第2期じゃん王戦の対局振り返り(1)
以前の記事で取り上げたオンライン将棋大会「じゃん王戦」が進行中。
大会の将棋ということもあり、普段より集中して指している分、検討をしっかりとしておけば棋力UPに繋がりそうだ。
今回は初戦のまじねむさんとの2局目の将棋について、振り返ってみたい。
【序盤】先手中飛車 vs 居飛車雁木
【先手:babsho 後手:まじねむさん】
まじねむさんとの対局では先手中飛車を採用した。最近は居飛車ばかり指しているが、昔は先手中飛車も少しやっていたので記憶を頼りに序盤の駒組みを進めている。
図は序盤戦で、お互いの囲いがある程度進んだところ。形勢が悪いわけではないが振り飛車側からの打開が難しく、先手番としてはやや不満か。
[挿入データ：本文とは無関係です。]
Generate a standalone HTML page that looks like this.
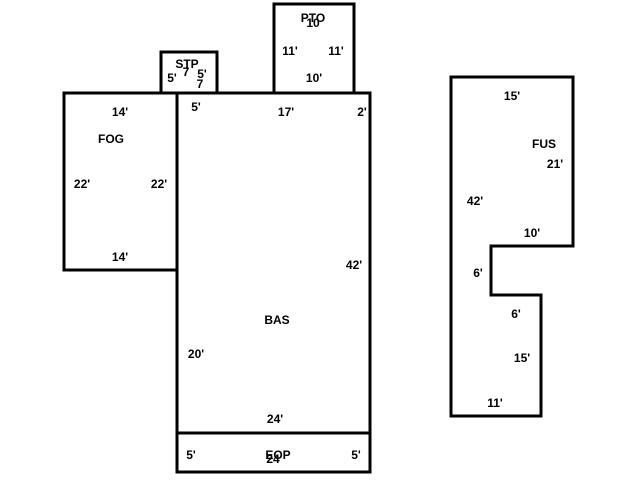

図から▲5九角▽8六歩▲同歩▽7三桂と進み、居飛車側が開戦の準備を進めてきた。
ここで振り飛車側が隙を作らずに待つ手が難しい...本譜も手待ちで▲9六歩と突いた。
左金を玉側に持っていきたいのだが、角を5九に引いてしまっており囲いを発展できそうにない。角を6八に戻せば移動ができそうだが、一度5九に引いてしまった角を戻すのは2手損であり、完全な駒組みミスだ。
本譜は端歩をついて待ったわけだが、代替となる手も難しかった。序盤の駒組みは居飛車が成功したと言えるのではないだろうか。
【中盤〜終盤】見落としがあって形勢が傾く
【先手:babsho 後手:まじねむさん】
▽6五銀と銀をぶつけてきたが、これには▲7七銀と引いて銀が行き場所を失ってしまった。
次に▲6六歩とつけば銀が取れる格好だ。実戦も▽5二飛▲6六歩▽5四歩▲6五歩と進み、銀得となって形勢に差がつく格好となった。
ただここでは駒損を最小限におさえる手があったので触れておく。▽8五桂!と跳ねる手だ。
以下▲同歩▽7五歩▲同歩▽8五飛▲8六歩▽7五飛と飛車を展開することで、桂馬を犠牲に銀を助けることができる。
この局面も先手の桂得なので、もちろん形勢としては先手が優勢ではあるが、桂得程度ならまだまだ大変な局面が続いたように思う。
居飛車の中盤の方針について考えてみる
【先手:babsho 後手:まじねむさん】
▲9六歩と突いたところ、居飛車はどうするのが良かったかを考えてみたい。一案は囲いを発展させる手で、具体的には雁木から穴熊に発展できないかを考えたいところだ。
ただいきなり穴熊に囲いにいくのは、1歩所持する先手からの端攻めがあってまずそうだ。一例としては▽1ニ香▲6八角▽1一玉▲1五歩▽同歩▲1三歩▽同香▲2五桂といった感じだ。
これは端攻めが厳しく、いきなり穴熊を目指すのは難しそうだ。
というわけで、なんとか▲2五桂を消せないかと考えているところで浮かんできたのが▽2四角だ。
▽2四角の表向きの狙いは、▲6八角や▲5六飛のように受けさせて、居飛車からの仕掛けをやりやすくする狙いだ。(▲6八角は飛車の横聞きが止まり▽8八歩の狙いが生じ、▲5六飛は▽6五銀が飛車取りになるため、本譜のように▲7七銀と引けない。)
ただし、▲2五歩と突けば▽3三角と下がるしかない。(▽4六角には▲4七歩▽1三角▲1五歩で振り飛車良し)
しかし、実はこの▲2五歩を突かせるのが居飛車からの真の狙いであった。
▲2五桂がなくなったので、穴熊を目指しやすくなったのだ。
以下打開のできない先手は、一例として角の往復運動などをして手待ちした場合、居飛車は遠慮なく穴熊に囲うことができる。
居飛車が驚くほど堅陣となった。ここまで組めれば負ける気がしない。
さて囲いを堅くできたところで、攻めるならどんな攻めがあっただろう?
かなり粗めではあるが、5筋から飛車交換を挑むような指し方などがわかりやすい。
このような飛車交換の挑み方は、交換後に守りの銀が囲いから離れるため、部分的には無理筋の攻め方である。
しかしながら、囲いの堅さに大きな差があるため、銀が1枚囲いから離れた程度では囲いの差は縮まらず、むしろ成立している攻めと言える。
玉を堅く囲うことで、本来なら無理気味な攻めでも繋がりさえすれば玉の囲いの差で優勢になることがある。
つまり、玉を堅く囲うということは攻めのハードルを下げるということだ。
難しい攻めを考えるより、攻めそのものの難易度を下げたほうが勝率は上がるだろう。覚えておきたい中盤の考え方だ。